Messing left Germany in September 1939, during the Invasion of Poland and the start of World War II, and was reassigned to the American Embassy in Stockholm. There, she assisted with the influx of American citizens escaping Poland, Finland, and Norway. At some point after the end of the Winter War in March 1940, she ended her career with the United States Foreign Service and began a long and circuitous journey home, arriving in New York on the SS Excalibur on December 18, 1940.

== Advocacy ==
Starting in March 1941, Messing began giving speeches about what she saw in Nazi Germany, including Hitler's rise to power, the persecutions of Jews, and testimony from early concentration camp prisoners who were able to be released. Before her first speech, she was asked by several women not to "exaggerate the atrocities," only to respond that the newspapers weren't reporting a hundredth of the whole story. She spoke at clubs and organizations in Indianapolis and beyond. When Charles Lindbergh gave his antisemitic Des Moines speech in September 1941, she claimed there was a "strange similarity" between him and Hitler and recalled being in Berlin during Lindbergh's 1938 visit to Germany. She continued speaking about Germany after America entered World War II following the Attack on Pearl Harbor, and after the war she wrote an opinion piece for The Indianapolis Star arguing that "thousands upon thousands" of Nazis should be executed instead of the 25 to 300 the Allies were planning to put on trial.

== Personal life ==
Messing was once engaged to entrepreneur Carl G. Fisher, despite previously promising her mother she wouldn't marry a non-Jew. But in 1909 Fisher met his future wife Jane Watts, the engagement was broken, and Messing fled Indianapolis for eight months on a trip with her father to Europe and the Holy Land. Messing and Fisher remained on good terms until his death in 1939, and he helped her provide financial aid to others while she was in Germany.
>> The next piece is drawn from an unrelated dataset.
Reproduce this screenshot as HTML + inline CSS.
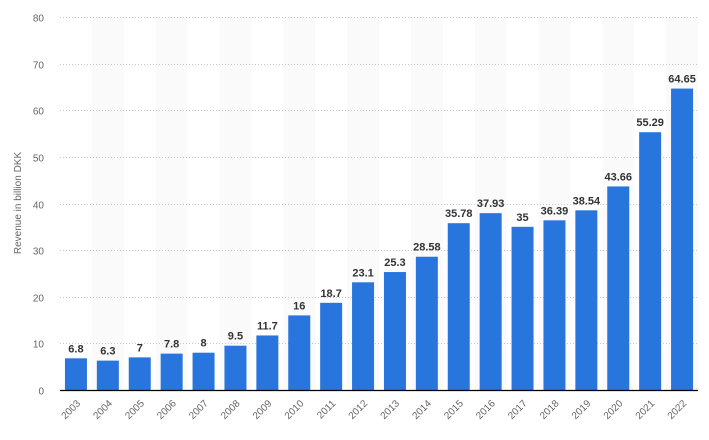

She never married. She spent many years with Lilly Timm, a Danish colleague at the Embassy in Berlin. They went to America together in 1941, lived together, and regularly traveled together to visit Messing's relatives. They knew each other since at least 1933, when Timm accompanied Messing on a visit to America, and Timm was still attending Messing family gatherings years after Emma's death.

Messing died at home on April 21, 1950. Rabbi Ferdinand Isserman conducted her funeral service at the Aaron Rubin Funeral Home. She was buried at the Indianapolis Hebrew Cemetery.